Exercise aim: Starting with the first line of the data below, copy each line up to and including the one containing "0.175, 0.175, 0.171];". Pictures stay out.

Supplied information:
┌──

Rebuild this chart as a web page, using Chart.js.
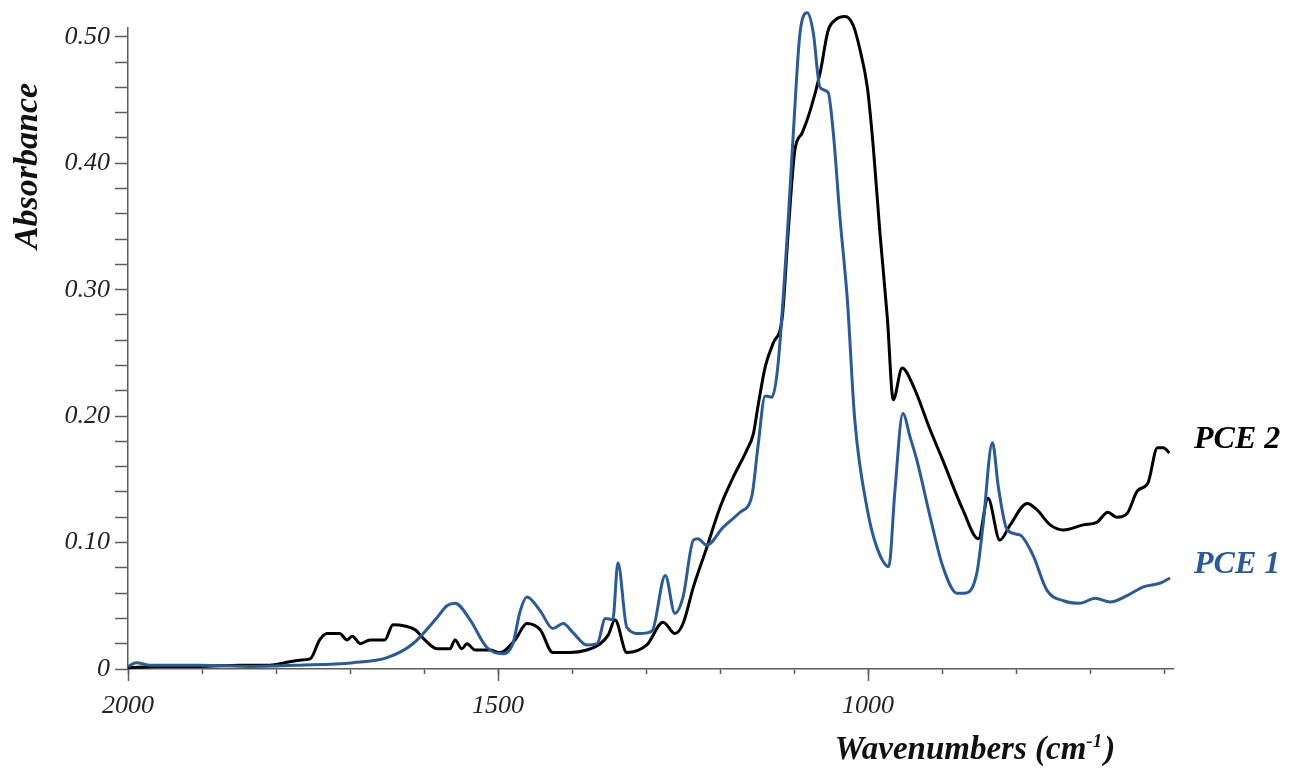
<!DOCTYPE html>
<html>
<head>
<meta charset="utf-8">
<script src="https://cdn.jsdelivr.net/npm/chart.js@4"></script>
<style>
  html, body { margin: 0; padding: 0; background: #fff; }
  canvas { display: block; }
</style>
</head>
<body>
<canvas id="spectrumChart" width="1289" height="769"></canvas>
<script>
// FTIR spectra, absorbance vs wavenumber (cm-1)
const pce2Wavenumbers = [2000, 1957, 1903, 1849, 1808, 1788, 1768, 1754, 1741, 1731, 1714, 1704, 1697, 1686, 1673, 1653, 1642, 1626, 1612, 1599,
  1582, 1565, 1558, 1549, 1542, 1531, 1511, 1497, 1477, 1461, 1443, 1426, 1403, 1380, 1362, 1351, 1342, 1326, 1299, 1277,
  1261, 1250, 1236, 1218, 1200, 1182, 1164, 1155, 1149, 1139, 1128, 1116, 1108, 1099, 1089, 1078, 1065, 1054, 1045, 1031,
  1020, 1011, 1001, 993, 984, 974, 966, 954, 939, 916, 899, 872, 851, 838, 822, 808, 785, 772, 754, 736,
  709, 691, 676, 664, 650, 636, 622, 609, 601, 593];
const pce2Absorbance = [0.001, 0.002, 0.002, 0.003, 0.003, 0.005, 0.007, 0.008, 0.023, 0.028, 0.028, 0.023, 0.026, 0.020, 0.023, 0.023, 0.035, 0.034, 0.031, 0.023,
  0.016, 0.016, 0.023, 0.016, 0.020, 0.015, 0.015, 0.013, 0.023, 0.036, 0.031, 0.013, 0.013, 0.015, 0.020, 0.027, 0.039, 0.013, 0.019, 0.037,
  0.028, 0.036, 0.065, 0.096, 0.128, 0.152, 0.173, 0.186, 0.207, 0.239, 0.258, 0.278, 0.345, 0.410, 0.424, 0.442, 0.471, 0.505, 0.513, 0.516,
  0.509, 0.490, 0.460, 0.413, 0.345, 0.278, 0.213, 0.238, 0.224, 0.189, 0.165, 0.126, 0.103, 0.135, 0.102, 0.114, 0.131, 0.126, 0.114, 0.110,
  0.114, 0.116, 0.124, 0.120, 0.123, 0.141, 0.147, 0.175, 0.175, 0.171];

const pce1Wavenumbers = [2000, 1989, 1970, 1903, 1835, 1768, 1696, 1650, 1615, 1582, 1569, 1558, 1538, 1515, 1493, 1480, 1470, 1461, 1443, 1426,
  1412, 1399, 1380, 1366, 1355, 1345, 1338, 1326, 1308, 1292, 1274, 1261, 1250, 1236, 1230, 1218, 1196, 1173, 1157, 1149,
  1139, 1130, 1122, 1109, 1101, 1092, 1082, 1074, 1065, 1054, 1047, 1038, 1028, 1018, 1001, 988, 972, 964, 953, 943,
  934, 916, 899, 880, 869, 853, 845, 832, 824, 812, 795, 778, 758, 736, 714, 693, 673, 650, 628, 605, 592];
const pce1Absorbance = [0.002, 0.005, 0.003, 0.003, 0.002, 0.003, 0.005, 0.009, 0.020, 0.041, 0.050, 0.052, 0.039, 0.017, 0.012, 0.020, 0.046, 0.057, 0.046, 0.032,
  0.036, 0.029, 0.019, 0.020, 0.040, 0.039, 0.084, 0.033, 0.028, 0.030, 0.074, 0.044, 0.057, 0.102, 0.103, 0.098, 0.112, 0.124, 0.137, 0.175,
  0.216, 0.215, 0.239, 0.345, 0.424, 0.503, 0.519, 0.503, 0.460, 0.456, 0.424, 0.357, 0.292, 0.197, 0.126, 0.096, 0.081, 0.139, 0.202, 0.183,
  0.165, 0.120, 0.081, 0.060, 0.060, 0.076, 0.112, 0.179, 0.144, 0.110, 0.106, 0.091, 0.062, 0.054, 0.052, 0.056, 0.053, 0.058, 0.065, 0.068, 0.072];

const majorWavenumbers = [2000, 1500, 1000];
const seriesNames = ['PCE 2', 'PCE 1'];

const BLUE = '#2c5a92';
const AXIS = '#5c5c5c';
const SERIF = '"Liberation Serif", "Times New Roman", serif';

function toPoints(xs, ys) {
  return xs.map((x, i) => ({ x: x, y: ys[i] }));
}

// axis titles, long ticks at labelled wavenumbers, series names at the right
const spectrumDecor = {
  id: 'spectrumDecor',
  afterDraw(chart) {
    const { ctx, chartArea, scales } = chart;
    ctx.save();

    ctx.strokeStyle = AXIS;
    ctx.lineWidth = 1.5;
    majorWavenumbers.forEach(v => {
      const px = Math.round(scales.x.getPixelForValue(v)) + 0.5;
      ctx.beginPath();
      ctx.moveTo(px, chartArea.bottom);
      ctx.lineTo(px, chartArea.bottom + 12);
      ctx.stroke();
    });

    ctx.fillStyle = '#111';
    ctx.textBaseline = 'alphabetic';

    // x title with superscript -1
    const main = 'Wavenumbers (cm';
    const sup = '-1';
    const close = ')';
    const big = `bold italic 33px ${SERIF}`;
    const small = `bold italic 19px ${SERIF}`;
    ctx.font = big;
    const wMain = ctx.measureText(main).width;
    const wClose = ctx.measureText(close).width;
    ctx.font = small;
    const wSup = ctx.measureText(sup).width;
    let tx = 975 - (wMain + wSup + wClose + 2) / 2;
    const ty = 759;
    ctx.font = big;
    ctx.textAlign = 'left';
    ctx.fillText(main, tx, ty);
    tx += wMain;
    ctx.font = small;
    ctx.fillText(sup, tx, ty - 12);
    tx += wSup + 2;
    ctx.font = big;
    ctx.fillText(close, tx, ty);

    // y title
    ctx.save();
    ctx.translate(28, 166);
    ctx.rotate(-Math.PI / 2);
    ctx.textAlign = 'center';
    ctx.textBaseline = 'middle';
    ctx.font = `bold italic 34px ${SERIF}`;
    ctx.fillText('Absorbance', 0, 0);
    ctx.restore();

    // series names
    ctx.font = `bold italic 32px ${SERIF}`;
    ctx.textAlign = 'left';
    ctx.fillStyle = '#000';
    ctx.fillText(seriesNames[0], chartArea.right + 21, scales.y.getPixelForValue(0.175));
    ctx.fillStyle = BLUE;
    ctx.fillText(seriesNames[1], chartArea.right + 21, scales.y.getPixelForValue(0.076));

    ctx.restore();
  }
};

const tickFont = { family: SERIF, size: 26, style: 'italic' };

new Chart(document.getElementById('spectrumChart'), {
  type: 'line',
  data: {
    datasets: [
      {
        label: seriesNames[1],
        data: toPoints(pce1Wavenumbers, pce1Absorbance),
        borderColor: BLUE,
        clip: false,
      },
      {
        label: seriesNames[0],
        data: toPoints(pce2Wavenumbers, pce2Absorbance),
        borderColor: '#000',
        clip: false,
      },
    ],
  },
  options: {
    responsive: false,
    animation: false,
    layout: { padding: { top: 28, right: 116, left: 0, bottom: 0 } },
    elements: {
      point: { radius: 0 },
      line: { borderWidth: 3, cubicInterpolationMode: 'monotone', fill: false },
    },
    plugins: {
      legend: { display: false },
      tooltip: { enabled: false },
    },
    scales: {
      x: {
        type: 'linear',
        reverse: true,
        min: 588,
        max: 2000,
        afterFit(scale) { scale.height = 100; },
        border: { color: AXIS, width: 1.5 },
        grid: { drawOnChartArea: false, tickLength: 5, color: AXIS, tickWidth: 1.5 },
        ticks: {
          stepSize: 100,
          includeBounds: false,
          autoSkip: false,
          maxRotation: 0,
          padding: 17,
          color: '#222',
          font: tickFont,
          callback: v => (majorWavenumbers.includes(v) ? String(v) : ''),
        },
      },
      y: {
        min: 0,
        max: 0.507,
        afterFit(scale) { scale.width = 128; },
        border: { color: AXIS, width: 1.5 },
        grid: { drawOnChartArea: false, tickLength: 13, color: AXIS, tickWidth: 1.5 },
        ticks: {
          stepSize: 0.02,
          includeBounds: false,
          autoSkip: false,
          padding: 5,
          color: '#222',
          font: tickFont,
          callback: v => {
            const hundredths = Math.round(v * 100);
            if (hundredths % 10 !== 0) return '';
            return hundredths === 0 ? '0' : (hundredths / 100).toFixed(2);
          },
        },
      },
    },
  },
  plugins: [spectrumDecor],
});
</script>
</body>
</html>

└──

Solution:
Rebuild this chart as a web page, using Chart.js.
<!DOCTYPE html>
<html>
<head>
<meta charset="utf-8">
<script src="https://cdn.jsdelivr.net/npm/chart.js@4"></script>
<style>
  html, body { margin: 0; padding: 0; background: #fff; }
  canvas { display: block; }
</style>
</head>
<body>
<canvas id="spectrumChart" width="1289" height="769"></canvas>
<script>
// FTIR spectra, absorbance vs wavenumber (cm-1)
const pce2Wavenumbers = [2000, 1957, 1903, 1849, 1808, 1788, 1768, 1754, 1741, 1731, 1714, 1704, 1697, 1686, 1673, 1653, 1642, 1626, 1612, 1599,
  1582, 1565, 1558, 1549, 1542, 1531, 1511, 1497, 1477, 1461, 1443, 1426, 1403, 1380, 1362, 1351, 1342, 1326, 1299, 1277,
  1261, 1250, 1236, 1218, 1200, 1182, 1164, 1155, 1149, 1139, 1128, 1116, 1108, 1099, 1089, 1078, 1065, 1054, 1045, 1031,
  1020, 1011, 1001, 993, 984, 974, 966, 954, 939, 916, 899, 872, 851, 838, 822, 808, 785, 772, 754, 736,
  709, 691, 676, 664, 650, 636, 622, 609, 601, 593];
const pce2Absorbance = [0.001, 0.002, 0.002, 0.003, 0.003, 0.005, 0.007, 0.008, 0.023, 0.028, 0.028, 0.023, 0.026, 0.020, 0.023, 0.023, 0.035, 0.034, 0.031, 0.023,
  0.016, 0.016, 0.023, 0.016, 0.020, 0.015, 0.015, 0.013, 0.023, 0.036, 0.031, 0.013, 0.013, 0.015, 0.020, 0.027, 0.039, 0.013, 0.019, 0.037,
  0.028, 0.036, 0.065, 0.096, 0.128, 0.152, 0.173, 0.186, 0.207, 0.239, 0.258, 0.278, 0.345, 0.410, 0.424, 0.442, 0.471, 0.505, 0.513, 0.516,
  0.509, 0.490, 0.460, 0.413, 0.345, 0.278, 0.213, 0.238, 0.224, 0.189, 0.165, 0.126, 0.103, 0.135, 0.102, 0.114, 0.131, 0.126, 0.114, 0.110,
  0.114, 0.116, 0.124, 0.120, 0.123, 0.141, 0.147, 0.175, 0.175, 0.171];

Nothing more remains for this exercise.